Copy out each line featuring the string "chart" from the entries beneath.

» Dataset records
################

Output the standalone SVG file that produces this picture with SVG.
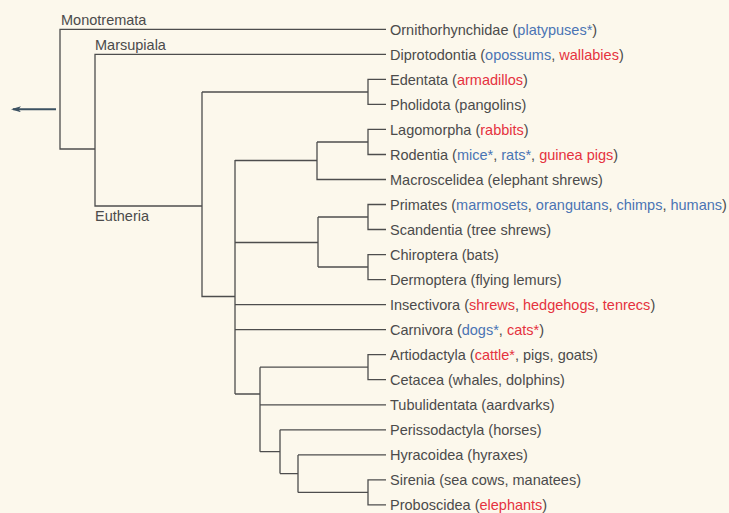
<svg xmlns="http://www.w3.org/2000/svg" width="729" height="513" viewBox="0 0 729 513">
<style>
text{font-family:"Liberation Sans",Arial,sans-serif;font-size:14.5px;fill:#4b4b4b}
.b{fill:#4a74b4}
.r{fill:#e5323e}
#connectors path{fill:none;stroke:#4d4d4d;stroke-width:1.3}
</style>
<defs>
<marker id="ah" viewBox="0 0 10 6" refX="8" refY="3" markerWidth="10" markerHeight="6" orient="auto" markerUnits="userSpaceOnUse">
<path d="M10,3 L0,0 L2.5,3 L0,6 Z" fill="#3c5262"/>
</marker>
</defs>
<rect width="729" height="513" fill="#fcf8ec"/>
<g id="connectors">
<path d="M386,29.3 H60 V149 H95"/>
<path d="M386,54.3 H95 V206 H202"/>
<path d="M202,92 V296.5 H235"/>
<path d="M202,92 H368 M386,79.4 H368 V104.4 H386"/>
<path d="M235,160 V394"/>
<path d="M235,160.5 H317 M317,142 V179.5 H386 M317,142 H368 M386,129.4 H368 V154.5 H386"/>
<path d="M235,242.5 H318 M318,217 V267 M318,217 H368 M386,204.5 H368 V229.5 H386 M318,267 H368 M386,254.6 H368 V279.6 H386"/>
<path d="M235,304.6 H386 M235,329.7 H386"/>
<path d="M235,394 H260 M260,367.2 V451.7 M260,367.2 H368 M386,354.7 H368 V379.7 H386 M260,404.8 H386"/>
<path d="M260,451.7 H280 M280,429.8 V473.6 M280,429.8 H386 M280,473.6 H298 M298,454.9 V492.4 M298,454.9 H386 M298,492.4 H368 M386,479.9 H368 V504.9 H386"/>
<path id="arrow" d="M56,109.3 H13" style="stroke:#3c5262;stroke-width:2" marker-end="url(#ah)"/>
</g>
<g id="clade-monotremata"><text x="61" y="25.3">Monotremata</text></g>
<g id="clade-marsupiala"><text x="95" y="50">Marsupiala</text></g>
<g id="clade-eutheria"><text x="95" y="221.3">Eutheria</text></g>
<g id="leaf-ornithorhynchidae"><text x="390" y="34.5">Ornithorhynchidae (<tspan class="b">platypuses*</tspan>)</text></g>
<g id="leaf-diprotodontia"><text x="390" y="59.5">Diprotodontia (<tspan class="b">opossums</tspan>, <tspan class="r">wallabies</tspan>)</text></g>
<g id="leaf-edentata"><text x="390" y="84.6">Edentata (<tspan class="r">armadillos</tspan>)</text></g>
<g id="leaf-pholidota"><text x="390" y="109.6">Pholidota (pangolins)</text></g>
<g id="leaf-lagomorpha"><text x="390" y="134.6">Lagomorpha (<tspan class="r">rabbits</tspan>)</text></g>
<g id="leaf-rodentia"><text x="390" y="159.7">Rodentia (<tspan class="b">mice*</tspan>, <tspan class="b">rats*</tspan>, <tspan class="r">guinea pigs</tspan>)</text></g>
<g id="leaf-macroscelidea"><text x="390" y="184.7">Macroscelidea (elephant shrews)</text></g>
<g id="leaf-primates"><text x="390" y="209.7">Primates (<tspan class="b">marmosets</tspan>, <tspan class="b">orangutans</tspan>, <tspan class="b">chimps</tspan>, <tspan class="b">humans</tspan>)</text></g>
<g id="leaf-scandentia"><text x="390" y="234.7">Scandentia (tree shrews)</text></g>
<g id="leaf-chiroptera"><text x="390" y="259.8">Chiroptera (bats)</text></g>
<g id="leaf-dermoptera"><text x="390" y="284.8">Dermoptera (flying lemurs)</text></g>
<g id="leaf-insectivora"><text x="390" y="309.8">Insectivora (<tspan class="r">shrews</tspan>, <tspan class="r">hedgehogs</tspan>, <tspan class="r">tenrecs</tspan>)</text></g>
<g id="leaf-carnivora"><text x="390" y="334.9">Carnivora (<tspan class="b">dogs*</tspan>, <tspan class="r">cats*</tspan>)</text></g>
<g id="leaf-artiodactyla"><text x="390" y="359.9">Artiodactyla (<tspan class="r">cattle*</tspan>, pigs, goats)</text></g>
<g id="leaf-cetacea"><text x="390" y="384.9">Cetacea (whales, dolphins)</text></g>
<g id="leaf-tubulidentata"><text x="390" y="410">Tubulidentata (aardvarks)</text></g>
<g id="leaf-perissodactyla"><text x="390" y="435">Perissodactyla (horses)</text></g>
<g id="leaf-hyracoidea"><text x="390" y="460.1">Hyracoidea (hyraxes)</text></g>
<g id="leaf-sirenia"><text x="390" y="485.1">Sirenia (sea cows, manatees)</text></g>
<g id="leaf-proboscidea"><text x="390" y="510.1">Proboscidea (<tspan class="r">elephants</tspan>)</text></g>
</svg>
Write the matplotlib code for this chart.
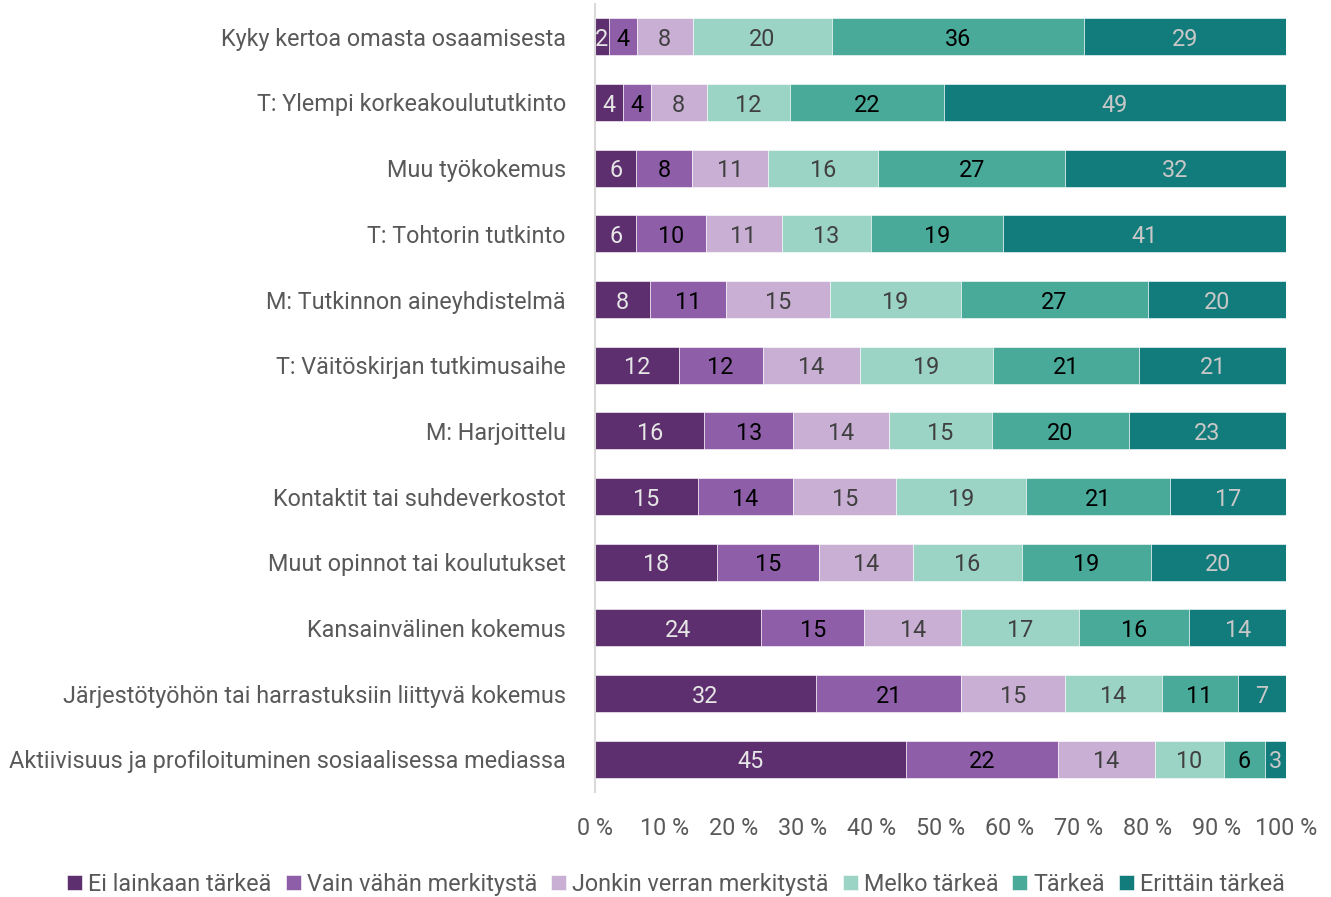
import matplotlib
matplotlib.use('Agg')
import matplotlib.pyplot as plt
from matplotlib import font_manager
import numpy as np

# Data
categories = [
    'Kyky kertoa omasta osaamisesta',
    'T: Ylempi korkeakoulututkinto',
    'Muu työkokemus',
    'T: Tohtorin tutkinto',
    'M: Tutkinnon aineyhdistelmä',
    'T: Väitöskirjan tutkimusaihe',
    'M: Harjoittelu',
    'Kontaktit tai suhdeverkostot',
    'Muut opinnot tai koulutukset',
    'Kansainvälinen kokemus',
    'Järjestötyöhön tai harrastuksiin liittyvä kokemus',
    'Aktiivisuus ja profiloituminen sosiaalisessa mediassa',
]
ei_lainkaan = [2, 4, 6, 6, 8, 12, 16, 15, 18, 24, 32, 45]
vain_vahan = [4, 4, 8, 10, 11, 12, 13, 14, 15, 15, 21, 22]
jonkin_verran = [8, 8, 11, 11, 15, 14, 14, 15, 14, 14, 15, 14]
melko = [20, 12, 16, 13, 19, 19, 15, 19, 16, 17, 14, 10]
tarkea = [36, 22, 27, 19, 27, 21, 20, 21, 19, 16, 11, 6]
erittain = [29, 49, 32, 41, 20, 21, 23, 17, 20, 14, 7, 3]

series_names = ['Ei lainkaan tärkeä', 'Vain vähän merkitystä', 'Jonkin verran merkitystä',
                'Melko tärkeä', 'Tärkeä', 'Erittäin tärkeä']
colors = ['#5e2f6e', '#8e5fa8', '#c9afd4', '#9bd3c4', '#4aaa9a', '#127b7b']
label_colors = ['#e6e6e6', '#000000', '#404040', '#404040', '#000000', '#c8c8c8']
x_ticks = [0, 10, 20, 30, 40, 50, 60, 70, 80, 90, 100]

available = {f.name for f in font_manager.fontManager.ttflist}
fam = [n for n in ['Roboto', 'Noto Sans'] if n in available][:1] + ['DejaVu Sans']
plt.rcParams['font.family'] = fam
fs = 16.8

data = np.array([ei_lainkaan, vain_vahan, jonkin_verran, melko, tarkea, erittain], dtype=float)
shares = data / data.sum(axis=0) * 100

fig = plt.figure(figsize=(13.31, 8.97), dpi=100)
ax = fig.add_axes([595 / 1331, 1 - 792 / 897, 691 / 1331, 788 / 897])

y = np.arange(len(categories))
left = np.zeros(len(categories))
for i, name in enumerate(series_names):
    ax.barh(y, shares[i], left=left, height=0.56, color=colors[i],
            edgecolor='white', linewidth=0.4, label=name)
    for j in range(len(categories)):
        ax.text(left[j] + shares[i][j] / 2, y[j], str(int(data[i][j])),
                ha='center', va='center_baseline', color=label_colors[i], fontsize=fs)
    left += shares[i]

ax.set_ylim(len(categories) - 0.5, -0.5)
ax.set_xlim(0, 100)
ax.set_yticks(y)
ax.set_yticklabels(categories, fontsize=fs, color='#595959')
ax.set_xticks(x_ticks)
ax.set_xticklabels([f'{t}\u00a0%' for t in x_ticks], fontsize=fs, color='#595959')
ax.tick_params(axis='both', length=0)
ax.tick_params(axis='x', pad=18)
ax.tick_params(axis='y', pad=21)
for s in ['top', 'right', 'bottom']:
    ax.spines[s].set_visible(False)
ax.spines['left'].set_color('#d9d9d9')
ax.spines['left'].set_linewidth(1.5)

fig.legend(loc='center', bbox_to_anchor=(676 / 1331, 1 - 884 / 897), ncol=6,
           frameon=False, fontsize=fs, handlelength=0.65, handleheight=0.65,
           handletextpad=0.25, columnspacing=0.6, labelcolor='#595959')

fig.savefig('out.png', dpi=100)
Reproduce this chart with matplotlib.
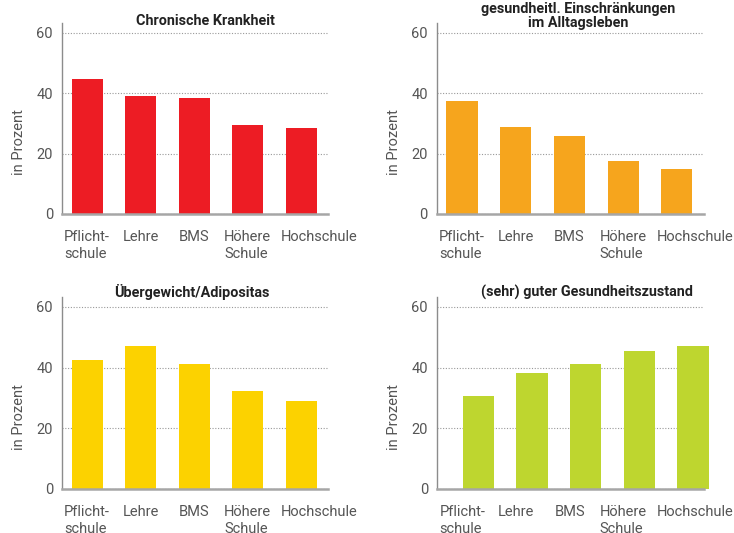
import numpy as np
import matplotlib.pyplot as plt

plt.rcParams['font.family'] = ['Roboto', 'DejaVu Sans']

# Bildungsabschluss
bildung = ['Pflicht-\nschule', 'Lehre', 'BMS', 'Höhere\nSchule', 'Hochschule']

# Anteile in Prozent
chronisch = [44.8, 39.0, 38.4, 29.5, 28.5]
einschraenkung = [37.5, 28.8, 25.9, 17.6, 14.9]
uebergewicht = [42.6, 47.1, 41.2, 32.3, 29.0]
gesund = [30.7, 38.2, 41.2, 45.5, 47.1]

titel = ['Chronische Krankheit',
         'gesundheitl. Einschränkungen\nim Alltagsleben',
         'Übergewicht/Adipositas',
         '(sehr) guter Gesundheitszustand']
farben = ['#ed1c24', '#f6a51d', '#fcd200', '#bed62f']

fig = plt.figure(figsize=(7.34, 5.33), dpi=100)

rects = [[0.0845, 0.5985, 0.3624, 0.359],
         [0.595, 0.5985, 0.3638, 0.359],
         [0.0845, 0.0826, 0.3624, 0.361],
         [0.5954, 0.0826, 0.3634, 0.361]]
# Titel: x-Mitte und Grundlinie der letzten Zeile (Achsenkoordinaten)
titel_pos = [(0.538, 0.988), (0.529, 0.976), (0.488, 0.997), (0.562, 0.997)]
versatz = [0, 0, 0, 0.3]

x = np.arange(len(bildung))
label_x = x + np.array([0, 0, 0, 0, 0.33])

for werte, t, farbe, rect, tp, dx in zip(
        [chronisch, einschraenkung, uebergewicht, gesund],
        titel, farben, rects, titel_pos, versatz):
    ax = fig.add_axes(rect)
    ax.bar(x + dx, werte, width=0.58, color=farbe, zorder=2, clip_on=False)
    ax.set_xlim(-0.47, 4.5)
    ax.set_ylim(0, 63.4)
    ax.set_yticks([0, 20, 40, 60])
    ax.set_xticks(label_x)
    ax.set_xticklabels(bildung, linespacing=1.3, multialignment='left')
    ax.tick_params(axis='x', length=0, pad=11.5, labelsize=10.5, labelcolor='#555555')
    ax.tick_params(axis='y', length=0, pad=6.5, labelsize=10.5, labelcolor='#555555')
    ax.grid(axis='y', linestyle=(0, (1, 1.5)), color='#999999', lw=0.8)
    ax.set_axisbelow(True)
    for s in ['top', 'right']:
        ax.spines[s].set_visible(False)
    ax.spines['left'].set_color('#8c8c8c')
    ax.spines['left'].set_linewidth(1)
    ax.spines['bottom'].set_color('#a6a6a6')
    ax.spines['bottom'].set_linewidth(1.8)
    ax.set_ylabel('in Prozent', fontsize=10.5, color='#555555', va='center')
    ax.yaxis.set_label_coords(-0.16, 0.375)
    ax.text(tp[0], tp[1], t, transform=ax.transAxes, ha='center', va='baseline',
            fontsize=10.4, fontweight='bold', color='#222222', linespacing=1.05)

fig.savefig('out.png', dpi=100)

################

» Solution to this task
Write the matplotlib code for this chart.
Reproduce this chart with matplotlib.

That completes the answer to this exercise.